The company specifically looks into aerial robotics for drone vision tracking, working on improving the drone’s visual recognition and identifying potential problems in inspections.
“We have a league of commercial aerial drones with on board sensors with GPS tracking, collision detection and a 20 megapixel camera in order to analyze tall structures,” Moses said. “Using the drones for this task rather than people keeps people safe and out of these high spaces.”
The two-semester project will teach interns to use new tools in artificial intelligence and scientific programming to have the drones analyze the image data and to produce quality reports of possible issues with the infrastructure inspection.
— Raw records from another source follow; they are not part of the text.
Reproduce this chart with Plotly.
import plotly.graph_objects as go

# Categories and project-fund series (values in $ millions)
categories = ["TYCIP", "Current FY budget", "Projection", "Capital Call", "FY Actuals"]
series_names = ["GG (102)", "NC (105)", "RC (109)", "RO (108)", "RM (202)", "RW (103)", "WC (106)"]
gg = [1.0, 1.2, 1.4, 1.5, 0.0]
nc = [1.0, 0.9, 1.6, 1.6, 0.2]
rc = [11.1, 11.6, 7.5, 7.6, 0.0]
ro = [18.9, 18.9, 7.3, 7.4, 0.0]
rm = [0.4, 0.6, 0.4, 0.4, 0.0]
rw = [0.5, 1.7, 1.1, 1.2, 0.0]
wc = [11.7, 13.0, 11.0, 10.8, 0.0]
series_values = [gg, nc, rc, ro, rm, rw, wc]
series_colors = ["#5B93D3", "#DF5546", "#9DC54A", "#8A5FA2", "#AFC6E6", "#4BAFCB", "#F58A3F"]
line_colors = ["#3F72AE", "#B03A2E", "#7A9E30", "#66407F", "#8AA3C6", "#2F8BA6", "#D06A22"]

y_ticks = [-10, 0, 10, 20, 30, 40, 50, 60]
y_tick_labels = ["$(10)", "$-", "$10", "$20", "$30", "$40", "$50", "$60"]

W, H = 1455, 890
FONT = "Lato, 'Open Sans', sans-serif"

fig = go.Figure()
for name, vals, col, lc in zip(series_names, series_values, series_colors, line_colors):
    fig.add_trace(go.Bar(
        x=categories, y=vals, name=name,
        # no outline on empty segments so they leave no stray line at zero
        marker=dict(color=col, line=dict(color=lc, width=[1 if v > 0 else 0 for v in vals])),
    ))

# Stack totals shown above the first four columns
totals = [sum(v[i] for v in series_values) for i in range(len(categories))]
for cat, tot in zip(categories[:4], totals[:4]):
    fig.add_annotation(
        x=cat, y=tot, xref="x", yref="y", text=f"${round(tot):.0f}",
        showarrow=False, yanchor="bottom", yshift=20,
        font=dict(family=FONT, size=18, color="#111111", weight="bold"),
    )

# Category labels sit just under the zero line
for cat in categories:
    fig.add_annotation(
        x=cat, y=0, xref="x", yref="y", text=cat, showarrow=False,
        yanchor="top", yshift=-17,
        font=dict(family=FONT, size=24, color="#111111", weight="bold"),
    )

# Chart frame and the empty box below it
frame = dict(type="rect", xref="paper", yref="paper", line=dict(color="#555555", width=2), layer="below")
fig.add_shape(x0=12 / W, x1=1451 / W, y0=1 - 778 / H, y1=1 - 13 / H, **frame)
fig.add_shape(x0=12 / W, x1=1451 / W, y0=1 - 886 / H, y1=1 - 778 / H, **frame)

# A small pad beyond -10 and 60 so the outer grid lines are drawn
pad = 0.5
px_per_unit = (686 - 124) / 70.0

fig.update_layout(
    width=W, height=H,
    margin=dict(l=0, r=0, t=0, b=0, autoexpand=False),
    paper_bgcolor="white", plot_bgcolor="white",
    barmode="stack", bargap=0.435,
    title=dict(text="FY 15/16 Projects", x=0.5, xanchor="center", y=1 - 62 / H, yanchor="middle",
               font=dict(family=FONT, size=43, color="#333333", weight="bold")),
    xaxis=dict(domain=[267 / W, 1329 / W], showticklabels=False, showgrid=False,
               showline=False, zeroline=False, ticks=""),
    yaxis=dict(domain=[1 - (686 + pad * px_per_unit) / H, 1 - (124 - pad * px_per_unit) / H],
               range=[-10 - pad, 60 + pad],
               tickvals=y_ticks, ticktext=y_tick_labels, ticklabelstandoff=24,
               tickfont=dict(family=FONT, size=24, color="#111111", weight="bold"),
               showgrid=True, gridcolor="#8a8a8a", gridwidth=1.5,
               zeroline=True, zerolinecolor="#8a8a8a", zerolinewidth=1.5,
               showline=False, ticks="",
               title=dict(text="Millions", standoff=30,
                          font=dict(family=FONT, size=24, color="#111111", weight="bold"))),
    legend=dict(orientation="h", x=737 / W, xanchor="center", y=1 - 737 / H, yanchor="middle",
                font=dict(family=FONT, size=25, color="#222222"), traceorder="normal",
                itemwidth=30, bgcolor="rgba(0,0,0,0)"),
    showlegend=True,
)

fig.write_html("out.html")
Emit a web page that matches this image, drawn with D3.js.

This would eliminate the need for a human behind each drone, even though the drone can fly itself.
“This ability would allow for a decrease in cost and work hours currently required to perform these critical maintenance operations which would translate into lower cost renewable energy,” said Wes Tulli, a fourth year mechanical engineering student interning with Red Mountain Scientific. “With this advancement, it will be possible to conduct a normally six to eight hour task, utilizing a team of two, only 45 minutes.”
The project is mutually beneficial for Moses and the students.
“I think that this will be a very rewarding project,” Tulli said. “It’s designed to allow us as students of engineering to truly take the reins and run with our ideas, but will also allow us to work closely with experienced professionals who can help us. I look forward to working with Mike (Moses) and his team.”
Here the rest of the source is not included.